-- begin Stored data --

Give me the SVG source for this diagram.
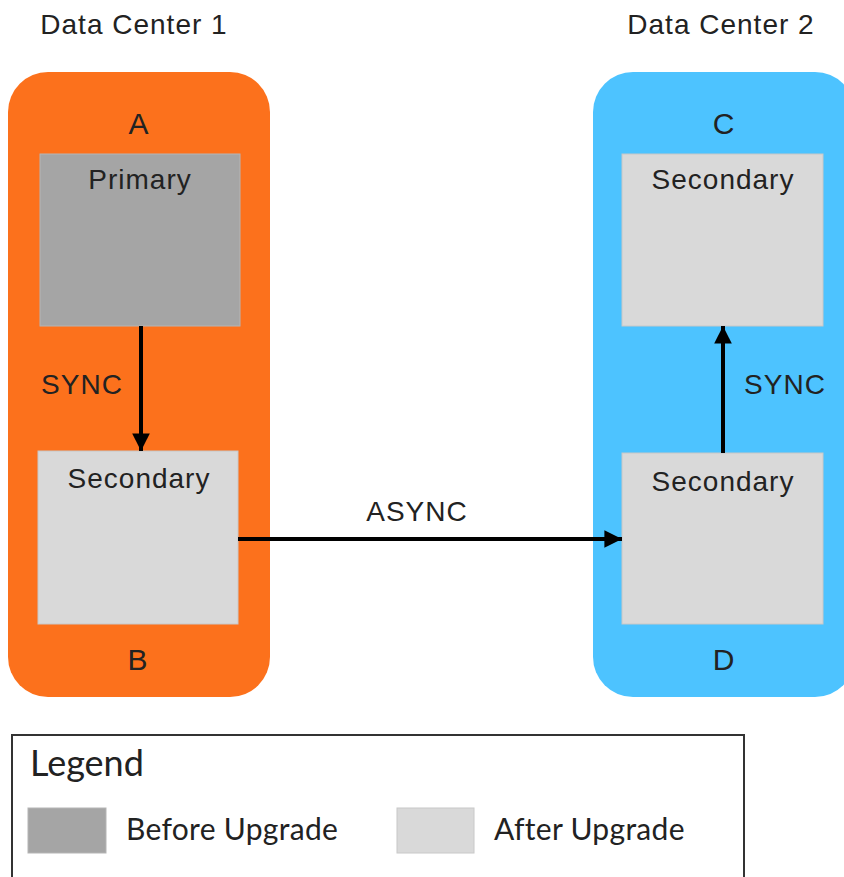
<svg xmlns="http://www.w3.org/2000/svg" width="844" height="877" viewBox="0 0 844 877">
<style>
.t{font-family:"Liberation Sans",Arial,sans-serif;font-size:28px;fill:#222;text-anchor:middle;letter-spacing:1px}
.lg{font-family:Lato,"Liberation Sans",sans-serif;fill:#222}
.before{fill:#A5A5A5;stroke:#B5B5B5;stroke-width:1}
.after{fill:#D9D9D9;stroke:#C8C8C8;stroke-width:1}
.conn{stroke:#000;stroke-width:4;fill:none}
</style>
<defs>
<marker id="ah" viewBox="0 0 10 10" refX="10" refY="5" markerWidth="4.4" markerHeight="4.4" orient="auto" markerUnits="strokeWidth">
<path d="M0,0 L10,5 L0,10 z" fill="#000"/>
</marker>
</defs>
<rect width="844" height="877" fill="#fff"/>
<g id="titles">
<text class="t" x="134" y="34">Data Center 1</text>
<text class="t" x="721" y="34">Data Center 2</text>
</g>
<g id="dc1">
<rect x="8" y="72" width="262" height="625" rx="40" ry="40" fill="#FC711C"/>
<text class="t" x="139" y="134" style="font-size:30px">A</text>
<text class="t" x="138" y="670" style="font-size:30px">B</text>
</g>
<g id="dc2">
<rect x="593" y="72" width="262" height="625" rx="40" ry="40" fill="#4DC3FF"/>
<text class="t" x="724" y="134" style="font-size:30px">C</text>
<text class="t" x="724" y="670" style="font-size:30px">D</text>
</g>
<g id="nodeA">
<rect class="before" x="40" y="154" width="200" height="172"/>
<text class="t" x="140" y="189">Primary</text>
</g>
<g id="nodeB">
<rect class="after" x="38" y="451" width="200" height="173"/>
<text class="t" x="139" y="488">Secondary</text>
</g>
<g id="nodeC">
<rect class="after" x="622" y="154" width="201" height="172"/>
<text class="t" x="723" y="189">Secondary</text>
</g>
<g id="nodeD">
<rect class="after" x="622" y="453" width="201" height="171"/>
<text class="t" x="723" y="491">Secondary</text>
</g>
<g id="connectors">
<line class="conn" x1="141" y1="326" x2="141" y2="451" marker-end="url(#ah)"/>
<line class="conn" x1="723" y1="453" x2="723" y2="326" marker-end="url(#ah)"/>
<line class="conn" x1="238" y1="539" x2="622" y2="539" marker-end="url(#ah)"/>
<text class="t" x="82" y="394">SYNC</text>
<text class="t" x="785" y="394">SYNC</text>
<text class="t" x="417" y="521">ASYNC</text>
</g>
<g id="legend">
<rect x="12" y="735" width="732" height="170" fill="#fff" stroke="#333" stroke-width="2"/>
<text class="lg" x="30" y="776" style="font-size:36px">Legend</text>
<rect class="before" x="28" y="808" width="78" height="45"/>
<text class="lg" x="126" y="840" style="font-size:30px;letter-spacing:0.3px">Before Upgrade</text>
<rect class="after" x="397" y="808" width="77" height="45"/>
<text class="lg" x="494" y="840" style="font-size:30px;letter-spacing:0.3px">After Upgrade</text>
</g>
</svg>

-- end Stored data --

Given task: Restate the full listing verbatim and drop every picture.

Final result:
Give me the SVG source for this diagram.
<svg xmlns="http://www.w3.org/2000/svg" width="844" height="877" viewBox="0 0 844 877">
<style>
.t{font-family:"Liberation Sans",Arial,sans-serif;font-size:28px;fill:#222;text-anchor:middle;letter-spacing:1px}
.lg{font-family:Lato,"Liberation Sans",sans-serif;fill:#222}
.before{fill:#A5A5A5;stroke:#B5B5B5;stroke-width:1}
.after{fill:#D9D9D9;stroke:#C8C8C8;stroke-width:1}
.conn{stroke:#000;stroke-width:4;fill:none}
</style>
<defs>
<marker id="ah" viewBox="0 0 10 10" refX="10" refY="5" markerWidth="4.4" markerHeight="4.4" orient="auto" markerUnits="strokeWidth">
<path d="M0,0 L10,5 L0,10 z" fill="#000"/>
</marker>
</defs>
<rect width="844" height="877" fill="#fff"/>
<g id="titles">
<text class="t" x="134" y="34">Data Center 1</text>
<text class="t" x="721" y="34">Data Center 2</text>
</g>
<g id="dc1">
<rect x="8" y="72" width="262" height="625" rx="40" ry="40" fill="#FC711C"/>
<text class="t" x="139" y="134" style="font-size:30px">A</text>
<text class="t" x="138" y="670" style="font-size:30px">B</text>
</g>
<g id="dc2">
<rect x="593" y="72" width="262" height="625" rx="40" ry="40" fill="#4DC3FF"/>
<text class="t" x="724" y="134" style="font-size:30px">C</text>
<text class="t" x="724" y="670" style="font-size:30px">D</text>
</g>
<g id="nodeA">
<rect class="before" x="40" y="154" width="200" height="172"/>
<text class="t" x="140" y="189">Primary</text>
</g>
<g id="nodeB">
<rect class="after" x="38" y="451" width="200" height="173"/>
<text class="t" x="139" y="488">Secondary</text>
</g>
<g id="nodeC">
<rect class="after" x="622" y="154" width="201" height="172"/>
<text class="t" x="723" y="189">Secondary</text>
</g>
<g id="nodeD">
<rect class="after" x="622" y="453" width="201" height="171"/>
<text class="t" x="723" y="491">Secondary</text>
</g>
<g id="connectors">
<line class="conn" x1="141" y1="326" x2="141" y2="451" marker-end="url(#ah)"/>
<line class="conn" x1="723" y1="453" x2="723" y2="326" marker-end="url(#ah)"/>
<line class="conn" x1="238" y1="539" x2="622" y2="539" marker-end="url(#ah)"/>
<text class="t" x="82" y="394">SYNC</text>
<text class="t" x="785" y="394">SYNC</text>
<text class="t" x="417" y="521">ASYNC</text>
</g>
<g id="legend">
<rect x="12" y="735" width="732" height="170" fill="#fff" stroke="#333" stroke-width="2"/>
<text class="lg" x="30" y="776" style="font-size:36px">Legend</text>
<rect class="before" x="28" y="808" width="78" height="45"/>
<text class="lg" x="126" y="840" style="font-size:30px;letter-spacing:0.3px">Before Upgrade</text>
<rect class="after" x="397" y="808" width="77" height="45"/>
<text class="lg" x="494" y="840" style="font-size:30px;letter-spacing:0.3px">After Upgrade</text>
</g>
</svg>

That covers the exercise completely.